There he is, with Chris Martin in the studio in the seat right opposite him, like a sniper in World War 1 with Lance Corporal Hitler in his cross-hairs the other side of f***ing no man’s land. But does he do the f***ing decent thing? Does he wrestle him to the ground and strangle the c*** with his bare hands? No he doesn’t! He asks him “What’s the best bits of advice you’ve been given – let’s blow this open – by anybody?” It’s the “let’s blow this open” that makes him a c*** and three quarters, by the f***ing way, like he’s putting a ton of Semtex under the interview format rather than blowing smoke up Martin’s arse. That, and his f***ing horrible little rising intonations and those f***ing thick-rimmed specs to make him feel like he’s f***ing Robin Day or something rather than a twattock with his head so far stuck up the oblivious f***ing realms of showbiz’s arse he wrote a letter a year ago to the late Jimmy Savile asking him to fix it for him to meet f***ing Chris Martin!
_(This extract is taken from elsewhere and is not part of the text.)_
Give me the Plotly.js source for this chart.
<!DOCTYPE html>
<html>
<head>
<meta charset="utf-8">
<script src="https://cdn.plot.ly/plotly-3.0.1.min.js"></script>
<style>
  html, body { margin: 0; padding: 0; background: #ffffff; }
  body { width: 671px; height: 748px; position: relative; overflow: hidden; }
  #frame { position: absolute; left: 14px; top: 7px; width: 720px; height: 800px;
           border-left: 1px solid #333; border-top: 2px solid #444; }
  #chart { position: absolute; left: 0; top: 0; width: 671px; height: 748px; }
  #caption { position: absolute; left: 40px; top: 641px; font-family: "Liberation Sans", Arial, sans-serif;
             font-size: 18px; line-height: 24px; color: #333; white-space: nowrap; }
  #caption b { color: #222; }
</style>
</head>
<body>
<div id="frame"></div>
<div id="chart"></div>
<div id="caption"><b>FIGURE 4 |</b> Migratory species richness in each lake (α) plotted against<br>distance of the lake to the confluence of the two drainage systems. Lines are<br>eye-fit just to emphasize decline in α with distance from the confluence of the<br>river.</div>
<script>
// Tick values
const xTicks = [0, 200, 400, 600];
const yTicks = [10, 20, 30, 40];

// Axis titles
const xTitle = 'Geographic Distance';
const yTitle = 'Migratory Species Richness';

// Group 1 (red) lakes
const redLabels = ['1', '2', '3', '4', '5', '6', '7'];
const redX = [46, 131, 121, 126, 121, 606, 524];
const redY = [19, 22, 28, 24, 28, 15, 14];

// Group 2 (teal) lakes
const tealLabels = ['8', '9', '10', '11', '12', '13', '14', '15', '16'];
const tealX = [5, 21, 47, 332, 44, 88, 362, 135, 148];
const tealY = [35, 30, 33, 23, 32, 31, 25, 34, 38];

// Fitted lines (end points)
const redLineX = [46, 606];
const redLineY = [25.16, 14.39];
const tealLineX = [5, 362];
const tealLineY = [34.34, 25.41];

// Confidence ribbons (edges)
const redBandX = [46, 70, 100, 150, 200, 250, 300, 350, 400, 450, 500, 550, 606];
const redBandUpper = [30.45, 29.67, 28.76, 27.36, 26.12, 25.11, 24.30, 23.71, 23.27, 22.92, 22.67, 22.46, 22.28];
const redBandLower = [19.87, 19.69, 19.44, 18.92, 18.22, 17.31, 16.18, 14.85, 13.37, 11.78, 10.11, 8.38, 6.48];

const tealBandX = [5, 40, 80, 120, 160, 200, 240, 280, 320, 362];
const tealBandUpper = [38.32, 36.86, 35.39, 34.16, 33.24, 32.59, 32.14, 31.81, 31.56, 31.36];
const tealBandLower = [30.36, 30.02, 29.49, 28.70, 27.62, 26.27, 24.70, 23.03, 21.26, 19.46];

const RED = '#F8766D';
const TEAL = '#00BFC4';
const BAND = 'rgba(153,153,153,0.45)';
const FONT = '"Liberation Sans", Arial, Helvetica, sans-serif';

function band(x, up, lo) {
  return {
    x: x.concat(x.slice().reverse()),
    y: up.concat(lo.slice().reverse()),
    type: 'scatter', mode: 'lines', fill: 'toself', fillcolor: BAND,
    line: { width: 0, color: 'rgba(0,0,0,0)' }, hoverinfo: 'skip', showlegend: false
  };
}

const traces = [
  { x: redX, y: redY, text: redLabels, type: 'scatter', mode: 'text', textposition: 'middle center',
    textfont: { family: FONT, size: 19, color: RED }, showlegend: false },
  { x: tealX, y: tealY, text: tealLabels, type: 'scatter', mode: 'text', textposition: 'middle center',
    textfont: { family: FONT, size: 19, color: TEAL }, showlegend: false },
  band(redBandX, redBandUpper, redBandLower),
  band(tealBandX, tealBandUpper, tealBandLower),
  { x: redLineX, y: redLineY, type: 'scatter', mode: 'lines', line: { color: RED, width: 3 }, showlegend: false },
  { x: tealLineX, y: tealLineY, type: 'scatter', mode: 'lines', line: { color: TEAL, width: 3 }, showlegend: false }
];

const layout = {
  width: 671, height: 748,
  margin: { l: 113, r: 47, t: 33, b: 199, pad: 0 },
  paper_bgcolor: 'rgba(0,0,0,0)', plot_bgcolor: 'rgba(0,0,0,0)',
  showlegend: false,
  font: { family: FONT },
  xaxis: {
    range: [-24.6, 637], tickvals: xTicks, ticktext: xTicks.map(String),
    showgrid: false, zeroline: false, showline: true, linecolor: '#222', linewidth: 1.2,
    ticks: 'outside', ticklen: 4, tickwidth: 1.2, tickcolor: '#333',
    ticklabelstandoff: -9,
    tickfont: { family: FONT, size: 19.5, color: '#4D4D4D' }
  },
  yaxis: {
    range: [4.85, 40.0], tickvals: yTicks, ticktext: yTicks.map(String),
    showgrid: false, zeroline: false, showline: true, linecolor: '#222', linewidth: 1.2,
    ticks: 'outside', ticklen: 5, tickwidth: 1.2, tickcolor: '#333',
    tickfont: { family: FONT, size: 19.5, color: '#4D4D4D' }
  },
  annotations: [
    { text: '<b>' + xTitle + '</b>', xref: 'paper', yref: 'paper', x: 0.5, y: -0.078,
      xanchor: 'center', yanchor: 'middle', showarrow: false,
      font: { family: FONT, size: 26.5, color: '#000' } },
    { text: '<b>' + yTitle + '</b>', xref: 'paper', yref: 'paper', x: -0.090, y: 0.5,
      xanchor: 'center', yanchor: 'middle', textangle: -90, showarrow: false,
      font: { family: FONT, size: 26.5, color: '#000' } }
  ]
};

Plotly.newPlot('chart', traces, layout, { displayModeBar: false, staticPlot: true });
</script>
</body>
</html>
And here he is with f***ing Jay-Z, sitting nodding like the obliging little yes-man to the stars he f***ing is as the f***er drones on about f***ing accountancy! Seriously, you money-obsessed twat, you should be rapping about how the f***ing LAPD can go f*** themselves with a chair leg, not poring over f***ing balance sheets! What the f***?
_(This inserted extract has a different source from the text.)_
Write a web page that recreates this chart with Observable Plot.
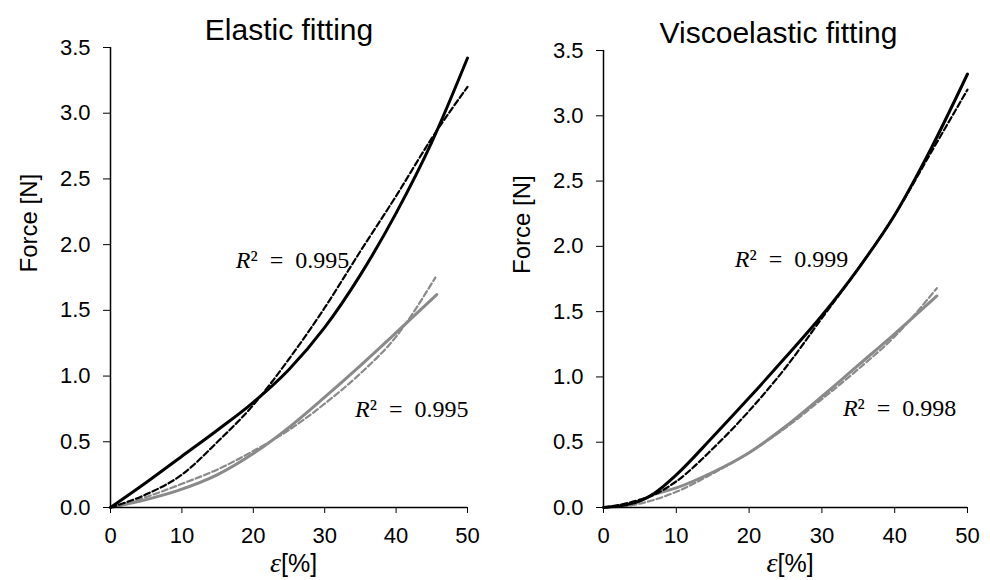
<!DOCTYPE html>
<html><head><meta charset="utf-8">
<script src="https://cdn.jsdelivr.net/npm/d3@7"></script>
<script src="https://cdn.jsdelivr.net/npm/@observablehq/plot@0.6"></script>
<style>
html,body{margin:0;padding:0;background:#fff;}
#wrap{display:flex;width:990px;height:580px;}
#wrap svg{overflow:visible;}
#wrap svg g[aria-label*="axis"], #wrap svg g[aria-label*="axis"] text{font-size:22px !important;}
</style></head><body><div id="wrap"></div>
<script>
// ---- ticks & labels ----
const xTicks = [0, 10, 20, 30, 40, 50];
const yTicks = [0, 0.5, 1, 1.5, 2, 2.5, 3, 3.5];
const panelTitles = ["Elastic fitting", "Viscoelastic fitting"];
const yLabel = "Force [N]";

// ---- Elastic fitting panel ----
const elBlackX   = [0, 5, 10, 15, 20, 25, 30, 35, 40, 45, 50];
const elBlackExp = [0, 0.19, 0.39, 0.59, 0.80, 1.05, 1.37, 1.77, 2.24, 2.78, 3.42];
const elBlackFit = [0, 0.10, 0.25, 0.50, 0.78, 1.13, 1.52, 1.95, 2.37, 2.81, 3.20];
const elGrayExpX = [0, 5, 9.5, 15, 20, 25, 30, 35, 40, 45.7];
const elGrayExp  = [0, 0.06, 0.13, 0.25, 0.41, 0.61, 0.84, 1.08, 1.33, 1.62];
const elGrayFitX = [0, 5, 10, 15, 20, 25, 30, 35, 40, 45.5];
const elGrayFit  = [0, 0.08, 0.18, 0.29, 0.43, 0.59, 0.79, 1.02, 1.30, 1.75];
const elR2       = ["0.995", "0.995"];
const elR2X      = [19.6, 36.3];
const elR2Y      = [1.82, 0.685];

// ---- Viscoelastic fitting panel ----
const veBlackX   = [0, 3, 5, 7, 10, 15, 20, 25, 30, 35, 40, 45, 50];
const veBlackExp = [0, 0.02, 0.05, 0.11, 0.25, 0.54, 0.84, 1.15, 1.47, 1.83, 2.24, 2.75, 3.32];
const veBlackFit = [0, 0.03, 0.06, 0.10, 0.20, 0.45, 0.74, 1.07, 1.45, 1.83, 2.24, 2.72, 3.20];
const veGrayExpX = [0, 3, 5, 7, 10, 15, 20, 25, 30, 35, 40, 45.8];
const veGrayExp  = [0, 0.02, 0.05, 0.10, 0.15, 0.27, 0.42, 0.62, 0.85, 1.09, 1.33, 1.62];
const veGrayFitX = [0, 3, 5, 10, 15, 20, 25, 30, 35, 40, 45.8];
const veGrayFit  = [0, 0.01, 0.03, 0.12, 0.26, 0.42, 0.61, 0.83, 1.06, 1.31, 1.68];
const veR2       = ["0.999", "0.998"];
const veR2X      = [20.05, 34.9];
const veR2Y      = [1.84, 0.70];

const BLACK = "#000000", GRAY = "#8a8a8a";
const SERIF = "'Liberation Serif', 'DejaVu Serif', serif";
const toPts = (xs, ys) => xs.map((x, i) => ({x, y: ys[i]}));

function panel(cfg) {
  const lines = cfg.series.map(s =>
    Plot.line(toPts(s.xs, s.ys), {
      x: "x", y: "y", stroke: s.color, strokeWidth: s.w,
      strokeDasharray: s.dash, curve: "monotone-x"
    }));
  const r2 = cfg.r2.map((v, i) => ({x: cfg.r2x[i], y: cfg.r2y[i], t: "\u00B2\u2002=\u2002" + v}));
  return Plot.plot({
    width: cfg.width, height: 580,
    marginLeft: cfg.ml, marginRight: cfg.mr, marginTop: cfg.mt, marginBottom: 73,
    style: {fontFamily: "'Liberation Sans', Arial, sans-serif", fontSize: "22px", color: "#000", background: "#fff"},
    x: {domain: [0, 50], ticks: xTicks, tickSize: 6, tickPadding: 14, label: null},
    y: {domain: [0, 3.5], ticks: yTicks, tickFormat: d3.format(".1f"), tickSize: 7, tickPadding: 13, label: null},
    marks: [
      ...lines,
      Plot.ruleX([0], {stroke: "#000", strokeWidth: 1.5}),
      Plot.ruleY([0], {stroke: "#000", strokeWidth: 1.5}),
      Plot.text([cfg.title], {frameAnchor: "top", lineAnchor: "bottom", dy: -8, dx: cfg.titleDx, fontSize: 30}),
      Plot.text([yLabel], {frameAnchor: "left", rotate: -90, dx: -81, dy: -5, fontSize: 24}),
      Plot.text(["\u03B5"], {frameAnchor: "bottom", lineAnchor: "middle", dy: 56, dx: -8, textAnchor: "end",
        fontSize: 28, fontStyle: "italic", fontFamily: SERIF}),
      Plot.text(["[%]"], {frameAnchor: "bottom", lineAnchor: "middle", dy: 56, dx: -8, textAnchor: "start", fontSize: 25}),
      Plot.text(r2, {x: "x", y: "y", text: () => "R", textAnchor: "end", lineAnchor: "bottom",
        fontSize: 24, fontStyle: "italic", fontFamily: SERIF}),
      Plot.text(r2, {x: "x", y: "y", text: "t", textAnchor: "start", lineAnchor: "bottom",
        fontSize: 24, fontFamily: SERIF})
    ]
  });
}

const left = panel({
  width: 495, ml: 110, mr: 28, mt: 47, title: panelTitles[0], titleDx: 0,
  series: [
    {xs: elGrayExpX, ys: elGrayExp, color: GRAY, w: 3},
    {xs: elGrayFitX, ys: elGrayFit, color: GRAY, w: 2.2, dash: "6,3"},
    {xs: elBlackX, ys: elBlackExp, color: BLACK, w: 3},
    {xs: elBlackX, ys: elBlackFit, color: BLACK, w: 2.2, dash: "6,3"}
  ],
  r2: elR2, r2x: elR2X, r2y: elR2Y
});
const right = panel({
  width: 495, ml: 108, mr: 23, mt: 50, title: panelTitles[1], titleDx: -7,
  series: [
    {xs: veGrayExpX, ys: veGrayExp, color: GRAY, w: 3},
    {xs: veGrayFitX, ys: veGrayFit, color: GRAY, w: 2.2, dash: "6,3"},
    {xs: veBlackX, ys: veBlackExp, color: BLACK, w: 3},
    {xs: veBlackX, ys: veBlackFit, color: BLACK, w: 2.2, dash: "6,3"}
  ],
  r2: veR2, r2x: veR2X, r2y: veR2Y
});
document.getElementById("wrap").append(left, right);
</script></body></html>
So there he is, folks, Zane f***ing Lowe, friend to the overprivileged and undertalented, handmaiden to the barely describable mediocrities all of whom share a passion and sincerity in their desire to become extremely rich while making as little creative effort as f***ing possible or advisable – friend to f***ing Sam Smith, Ed Sheeran, Frank Turner and every other f***er whose fat face is currently blotting out the f***ing sun! Zane Lowe, the radical voice of his f***ing generation, as hailed by a f***ing generation who wouldn’t know “radical” if it shat in their f***ing mouths from close f***ing range! Thank f*** you’re going, Zane – to the town of OFF, Population You, Welcomes Careful F***ers!